Après guerre, la répression maccarthyste les contraint, sa femme Mary et lui, à s'exiler au Mexique. L'ironie de l'histoire veut que George Oppen renoue alors avec l'écriture, après plus de vingt années de silence. De retour aux États-Unis, il publie en 1962 The Materials (« Les matériaux »), et en 1968 ce qui est sans doute son chef-d'œuvre, Of Being Numerous (« D'être en multitude »).

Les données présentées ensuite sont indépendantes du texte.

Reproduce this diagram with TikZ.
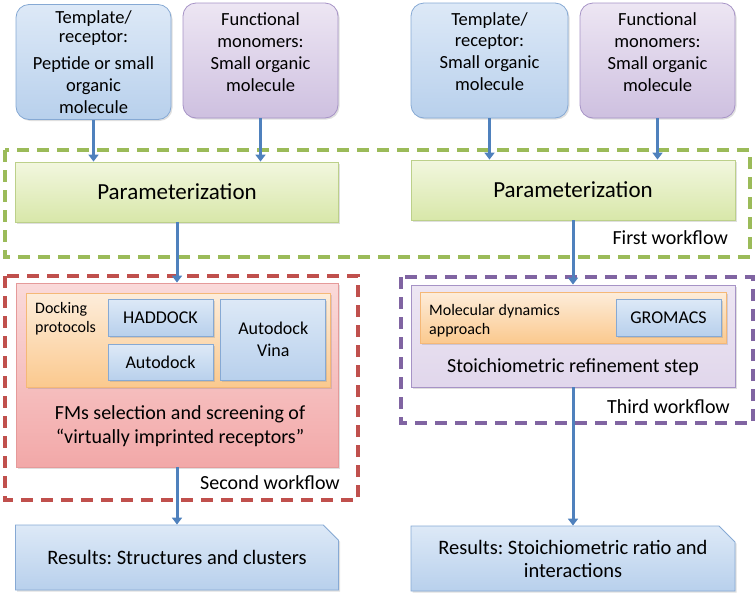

Bien que distingué avec ce dernier recueil par le prix Pulitzer, George Oppen n'en tira aucun bénéfice personnel, fuyant toute mondanité, cheminant à l'écart, c'est-à-dire parmi tous, sans distinction :
Hantés, déroutés
Par le naufrage
Du singulier
Nous avons choisi le sens
D'être en multitude
Toute son œuvre porte la marque de cette véritable ascèse existentielle, appliquée à lui-même, sans état d'âme particulier. Au nœud de son écriture, cette injonction :
Nous devons parler désormais. Je ne suis plus très sûr des mots,
L'horlogerie du monde.
On peut y saisir comme sont voués à rester secrets les rouages qui ébranlent cette poésie, par comparaison avec le déroulé verbal, transcendant l'ombre et la lumière, d'un W. C. Williams dans Paterson :
Avec le soir, l'amour s'éveille
bien que ses ombres
qui n'existent qu'en vertu
de la lumière solaire –
soient gagnées par le sommeil, lâchées par
le désir
L'amour sans ombres s'étend à présent
qui ne s'éveille
qu'avec la montée de
la nuit.
À ce grand rêve d'un amour englobant qu'invoque Williams, par-delà le sommeil des corps, innervés de désir, Oppen tend l'image d'un miroir fracturé :
Nous dont les vies reflètent la lumière
A l'image des miroirs
Nul n'avait songé
A craindre
Non pas l'ombre mais la lumière
Convoquant ses pouvoirs.
Excepté peut-être quand le précède cette « dimension féminine » qu'il a tant louée chez sa compagne Mary : « (...) il m'est arrivé d'allumer / La lumière parfois pour la regarder / Dormir – La jeune fille qui marchait / A l'indienne »
Et à qui il dédie un de ses plus beaux poèmes « objectivistes » :
L'œil peut isoler
Une brique parmi
Les briques d'un mur
Quel paisible dimanche
Voici la brique, elle patientait
Ici quand tu es née
Mary-Anne.
On ne peut que se réjouir avec Yves di Manno de l'intérêt renouvelé, grandissant pour l'œuvre de George Oppen aux États-Unis mêmes où, en sa qualité de « thin man », d'introuvable, le poète était jusqu'ici quelque peu dédaigné. En dehors de sa correspondance, toute son œuvre tient dans ses uniques poèmes. Mais il est vrai que certains ont valeur de manifeste :
Le petit trou au fond de l'œil
Comme l'appelait Williams, le petit trou
Nous a laissés nus face
Au monde
Et ne se refermera pas.
Le monde y jette
Un regard vide
Et nous composons
Des couleurs
La sensation
Du foyer
Et certains à l'intérieur
Sont si violents
Et si seuls
Qu'ils ne trouvent pas le repos.
George Oppen, Poésie complète, traduit par Yves di Manno, coll. « série américaine », Éditions José Corti, 344 p., 23 euros.